_Task to complete:_ Your task is to retype, word for word, the lines from the start of the data through the line holding "const trigLevel = 13;". Do not include the pictures.

_Dataset excerpt:_
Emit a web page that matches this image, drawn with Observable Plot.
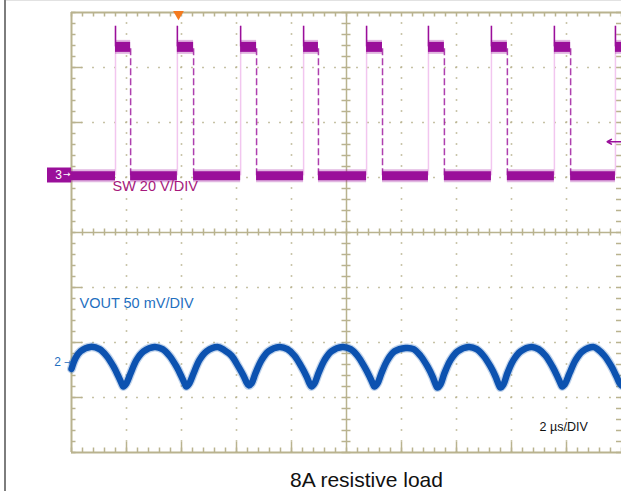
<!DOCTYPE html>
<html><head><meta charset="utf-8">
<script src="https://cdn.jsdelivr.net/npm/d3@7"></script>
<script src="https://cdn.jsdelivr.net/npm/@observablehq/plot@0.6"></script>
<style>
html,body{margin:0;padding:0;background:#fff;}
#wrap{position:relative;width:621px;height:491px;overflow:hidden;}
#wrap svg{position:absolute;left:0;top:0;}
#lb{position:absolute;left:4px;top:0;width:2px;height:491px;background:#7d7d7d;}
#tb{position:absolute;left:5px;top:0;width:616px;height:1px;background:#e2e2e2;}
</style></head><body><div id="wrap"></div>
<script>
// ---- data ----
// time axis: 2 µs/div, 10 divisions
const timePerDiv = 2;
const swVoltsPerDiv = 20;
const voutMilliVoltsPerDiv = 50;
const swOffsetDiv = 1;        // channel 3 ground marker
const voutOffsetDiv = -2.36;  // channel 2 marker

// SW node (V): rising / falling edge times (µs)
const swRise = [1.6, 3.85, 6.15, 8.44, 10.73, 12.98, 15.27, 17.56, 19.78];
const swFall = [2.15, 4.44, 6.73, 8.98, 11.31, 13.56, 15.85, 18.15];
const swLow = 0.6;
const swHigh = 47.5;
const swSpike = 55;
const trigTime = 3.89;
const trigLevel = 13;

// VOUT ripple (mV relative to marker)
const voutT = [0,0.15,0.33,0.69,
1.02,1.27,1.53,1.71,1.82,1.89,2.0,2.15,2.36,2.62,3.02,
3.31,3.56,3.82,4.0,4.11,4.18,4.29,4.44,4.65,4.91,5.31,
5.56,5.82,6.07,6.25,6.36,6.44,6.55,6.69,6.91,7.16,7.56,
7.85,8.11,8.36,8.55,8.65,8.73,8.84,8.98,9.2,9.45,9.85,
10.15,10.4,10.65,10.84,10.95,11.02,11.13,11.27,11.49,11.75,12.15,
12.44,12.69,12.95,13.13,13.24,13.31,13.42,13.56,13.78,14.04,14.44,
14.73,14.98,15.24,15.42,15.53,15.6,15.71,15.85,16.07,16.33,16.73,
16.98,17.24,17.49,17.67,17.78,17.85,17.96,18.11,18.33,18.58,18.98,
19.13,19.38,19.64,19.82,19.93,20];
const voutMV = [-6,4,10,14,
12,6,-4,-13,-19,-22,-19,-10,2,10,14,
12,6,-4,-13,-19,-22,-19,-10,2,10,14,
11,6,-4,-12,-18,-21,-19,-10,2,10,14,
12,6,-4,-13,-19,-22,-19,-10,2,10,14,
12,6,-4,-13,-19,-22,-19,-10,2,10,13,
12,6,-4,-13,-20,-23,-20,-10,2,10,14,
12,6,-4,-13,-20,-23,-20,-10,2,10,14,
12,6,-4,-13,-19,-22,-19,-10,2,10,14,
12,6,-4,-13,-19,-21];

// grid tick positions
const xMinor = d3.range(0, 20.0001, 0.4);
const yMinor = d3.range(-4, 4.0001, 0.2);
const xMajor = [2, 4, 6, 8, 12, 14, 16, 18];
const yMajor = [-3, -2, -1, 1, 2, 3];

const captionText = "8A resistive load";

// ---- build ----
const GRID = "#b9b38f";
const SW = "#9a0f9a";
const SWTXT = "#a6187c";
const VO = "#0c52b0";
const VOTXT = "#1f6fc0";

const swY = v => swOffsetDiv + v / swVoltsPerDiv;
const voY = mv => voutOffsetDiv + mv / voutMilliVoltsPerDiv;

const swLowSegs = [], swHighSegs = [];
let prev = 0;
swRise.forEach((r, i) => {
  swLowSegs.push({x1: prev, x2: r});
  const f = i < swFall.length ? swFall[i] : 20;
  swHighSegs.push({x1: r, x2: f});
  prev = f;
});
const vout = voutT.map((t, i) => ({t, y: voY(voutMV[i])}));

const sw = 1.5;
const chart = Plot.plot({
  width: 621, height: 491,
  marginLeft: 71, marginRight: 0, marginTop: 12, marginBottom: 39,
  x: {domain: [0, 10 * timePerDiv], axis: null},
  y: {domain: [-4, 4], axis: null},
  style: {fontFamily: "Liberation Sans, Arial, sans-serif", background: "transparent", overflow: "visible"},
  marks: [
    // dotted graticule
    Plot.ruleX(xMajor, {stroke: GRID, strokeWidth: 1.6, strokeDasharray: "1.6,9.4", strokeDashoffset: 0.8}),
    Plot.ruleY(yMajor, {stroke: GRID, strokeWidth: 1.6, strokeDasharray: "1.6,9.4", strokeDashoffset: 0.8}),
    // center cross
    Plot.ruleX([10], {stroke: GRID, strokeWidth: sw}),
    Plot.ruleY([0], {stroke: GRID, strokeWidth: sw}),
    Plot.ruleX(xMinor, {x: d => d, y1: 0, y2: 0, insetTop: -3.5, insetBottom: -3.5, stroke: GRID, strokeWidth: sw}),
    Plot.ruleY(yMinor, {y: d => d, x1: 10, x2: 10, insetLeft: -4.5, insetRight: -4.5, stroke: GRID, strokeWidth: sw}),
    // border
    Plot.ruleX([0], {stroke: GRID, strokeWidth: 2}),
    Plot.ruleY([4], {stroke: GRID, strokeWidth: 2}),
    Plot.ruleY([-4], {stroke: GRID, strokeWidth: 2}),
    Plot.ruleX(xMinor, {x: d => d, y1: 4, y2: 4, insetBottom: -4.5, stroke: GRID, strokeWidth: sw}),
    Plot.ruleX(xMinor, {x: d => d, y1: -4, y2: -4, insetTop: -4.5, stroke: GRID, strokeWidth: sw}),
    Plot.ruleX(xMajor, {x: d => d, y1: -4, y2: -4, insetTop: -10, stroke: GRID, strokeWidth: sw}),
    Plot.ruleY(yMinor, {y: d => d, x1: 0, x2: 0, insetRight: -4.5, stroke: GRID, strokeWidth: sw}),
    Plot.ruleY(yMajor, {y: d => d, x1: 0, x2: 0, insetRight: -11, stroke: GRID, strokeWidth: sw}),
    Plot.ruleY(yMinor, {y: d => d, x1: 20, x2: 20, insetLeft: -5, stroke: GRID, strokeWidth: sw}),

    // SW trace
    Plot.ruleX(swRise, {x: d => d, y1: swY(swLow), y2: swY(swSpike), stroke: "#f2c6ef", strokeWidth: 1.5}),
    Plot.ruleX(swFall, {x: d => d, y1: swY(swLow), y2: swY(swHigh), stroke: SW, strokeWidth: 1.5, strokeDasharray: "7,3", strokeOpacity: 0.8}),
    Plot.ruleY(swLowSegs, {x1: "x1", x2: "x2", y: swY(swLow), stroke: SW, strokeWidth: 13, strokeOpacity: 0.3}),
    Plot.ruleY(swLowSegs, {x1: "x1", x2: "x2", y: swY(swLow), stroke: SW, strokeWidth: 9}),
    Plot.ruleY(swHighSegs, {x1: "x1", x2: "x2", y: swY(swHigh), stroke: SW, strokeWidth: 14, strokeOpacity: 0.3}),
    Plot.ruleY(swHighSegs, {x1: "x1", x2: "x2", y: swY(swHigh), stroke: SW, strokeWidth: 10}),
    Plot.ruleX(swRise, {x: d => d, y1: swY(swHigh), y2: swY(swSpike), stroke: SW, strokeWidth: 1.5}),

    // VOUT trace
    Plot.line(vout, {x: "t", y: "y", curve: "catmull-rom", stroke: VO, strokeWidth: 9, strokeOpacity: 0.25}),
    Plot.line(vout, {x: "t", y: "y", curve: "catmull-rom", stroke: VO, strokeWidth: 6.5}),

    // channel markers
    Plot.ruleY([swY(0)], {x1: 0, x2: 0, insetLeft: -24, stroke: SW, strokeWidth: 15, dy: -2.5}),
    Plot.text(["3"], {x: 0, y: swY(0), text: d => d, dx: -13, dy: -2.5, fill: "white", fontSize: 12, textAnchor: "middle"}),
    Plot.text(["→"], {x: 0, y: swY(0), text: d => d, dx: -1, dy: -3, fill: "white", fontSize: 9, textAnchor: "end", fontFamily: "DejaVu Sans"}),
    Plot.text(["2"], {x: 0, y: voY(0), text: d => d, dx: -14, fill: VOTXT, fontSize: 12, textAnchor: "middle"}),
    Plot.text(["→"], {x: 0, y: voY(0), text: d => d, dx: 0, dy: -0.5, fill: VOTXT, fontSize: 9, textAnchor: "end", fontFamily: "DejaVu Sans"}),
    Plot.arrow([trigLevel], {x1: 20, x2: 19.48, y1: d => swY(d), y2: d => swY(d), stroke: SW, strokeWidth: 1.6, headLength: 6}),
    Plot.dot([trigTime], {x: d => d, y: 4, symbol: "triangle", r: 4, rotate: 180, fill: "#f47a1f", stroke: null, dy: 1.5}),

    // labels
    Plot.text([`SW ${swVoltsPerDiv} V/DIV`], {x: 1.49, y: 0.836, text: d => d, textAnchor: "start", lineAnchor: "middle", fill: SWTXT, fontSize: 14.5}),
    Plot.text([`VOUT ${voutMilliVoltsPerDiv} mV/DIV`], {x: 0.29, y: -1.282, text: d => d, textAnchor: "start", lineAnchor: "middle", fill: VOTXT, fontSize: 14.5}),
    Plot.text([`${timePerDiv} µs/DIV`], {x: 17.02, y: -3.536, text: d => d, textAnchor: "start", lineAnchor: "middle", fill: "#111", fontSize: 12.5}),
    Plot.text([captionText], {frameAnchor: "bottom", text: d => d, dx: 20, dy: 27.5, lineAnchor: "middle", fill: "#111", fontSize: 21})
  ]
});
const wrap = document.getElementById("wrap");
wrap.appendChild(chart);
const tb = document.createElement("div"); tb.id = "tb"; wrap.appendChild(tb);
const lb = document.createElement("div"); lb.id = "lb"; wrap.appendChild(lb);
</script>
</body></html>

_Result:_
Emit a web page that matches this image, drawn with Observable Plot.
<!DOCTYPE html>
<html><head><meta charset="utf-8">
<script src="https://cdn.jsdelivr.net/npm/d3@7"></script>
<script src="https://cdn.jsdelivr.net/npm/@observablehq/plot@0.6"></script>
<style>
html,body{margin:0;padding:0;background:#fff;}
#wrap{position:relative;width:621px;height:491px;overflow:hidden;}
#wrap svg{position:absolute;left:0;top:0;}
#lb{position:absolute;left:4px;top:0;width:2px;height:491px;background:#7d7d7d;}
#tb{position:absolute;left:5px;top:0;width:616px;height:1px;background:#e2e2e2;}
</style></head><body><div id="wrap"></div>
<script>
// ---- data ----
// time axis: 2 µs/div, 10 divisions
const timePerDiv = 2;
const swVoltsPerDiv = 20;
const voutMilliVoltsPerDiv = 50;
const swOffsetDiv = 1;        // channel 3 ground marker
const voutOffsetDiv = -2.36;  // channel 2 marker

// SW node (V): rising / falling edge times (µs)
const swRise = [1.6, 3.85, 6.15, 8.44, 10.73, 12.98, 15.27, 17.56, 19.78];
const swFall = [2.15, 4.44, 6.73, 8.98, 11.31, 13.56, 15.85, 18.15];
const swLow = 0.6;
const swHigh = 47.5;
const swSpike = 55;
const trigTime = 3.89;
const trigLevel = 13;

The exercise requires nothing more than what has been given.